それでもキャプテンの平松克樹を中心とした3年生がチームをまとめあげ、福岡県代表としてウインターカップの出場権を獲得。結果は3回戦敗退という形になったが、片峯コーチは「彼らでなければ、もう少しチームが分裂していたかもしれない」と振り返る。第4クォーターの残り5分を3年生だけでプレーさせたのも、その感謝だったと認める
「今年の3年生はあまりパワーがないんですけど、しっかりまとまって、キャプテンの平松だけではなく、廣政(遼馬)ら全員がチームのことを考えてくれていたんです。そういった感謝も込めて、最後の5分間は彼らに頑張ってもらおうと、3年生6人を使うようなベンチワークをさせてもらいました」
その一方で片峯コーチは3年生たちへのちょっと厳しいはなむけの言葉も忘れなかった。
「彼らには、これくらいのところで収まってちゃダメだと伝えたいですね。やりきることがどれだけ大事か。勝負の場面では、リスクに対してどれだけチャレンジすることが大事かを、この負けから学んでほしい。勝負に関してはお利口さんではダメなんです。今日は、言い方は悪いけど、彼ららしい、お利口な部分が垣間見えて、もうひとつリミッターを外せていなかった。安全に、安全にとプレーしすぎました。もちろんそれを外してあげられなかったのは私の指導力不足です。でも彼ら自身も自分からそれを外せないと、今後のバスケット人生がさらに厳しくなると捉えてほしいですね」と厳しさの中に優しくて、熱いアドバイスを送った。

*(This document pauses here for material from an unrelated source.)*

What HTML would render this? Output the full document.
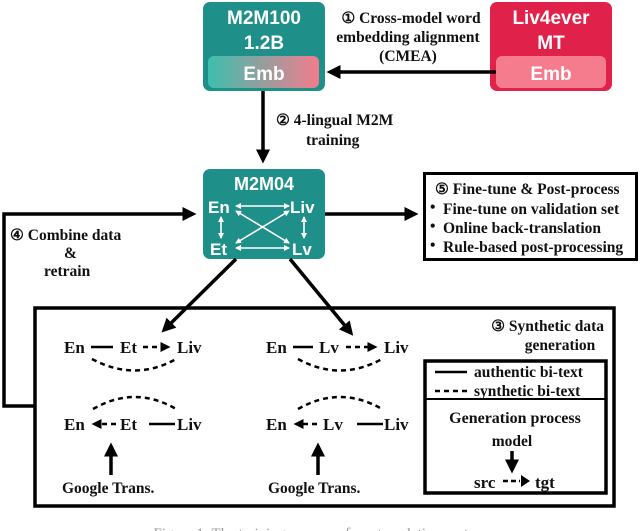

片峯コーチは第3クォーターの終盤から第4クォーターの中盤にかけてコートに送り出した1、2年生についても言及している。ケガからの復帰が待たれる岩下だけでなく、針間大知や湧川颯斗ら才能豊かな選手たちがいる。彼らにもより強く釘を刺す。
「ものは磨かないとダメだってこと。シュートひとつにしても、それこそ県内だけでなく、全国には留学生がいるんだから、彼らに対する判断も3回に1回いい判断ができればいいではなく、3回ともしっかりいい判断をするように磨いていかなければいけない。そこは今日の敗戦からも間違いなく得ることができたんじゃないかと思います」
単なる才能だけでなく、東山に立ち向かった下級生の気迫は片峯コーチも認めるところだ。それを継続させつつ、より精度の高いプレー、確度の高い状況判断を磨けば、福大大濠がウインターカップのメインコートに戻ってくる日はそう遠くない。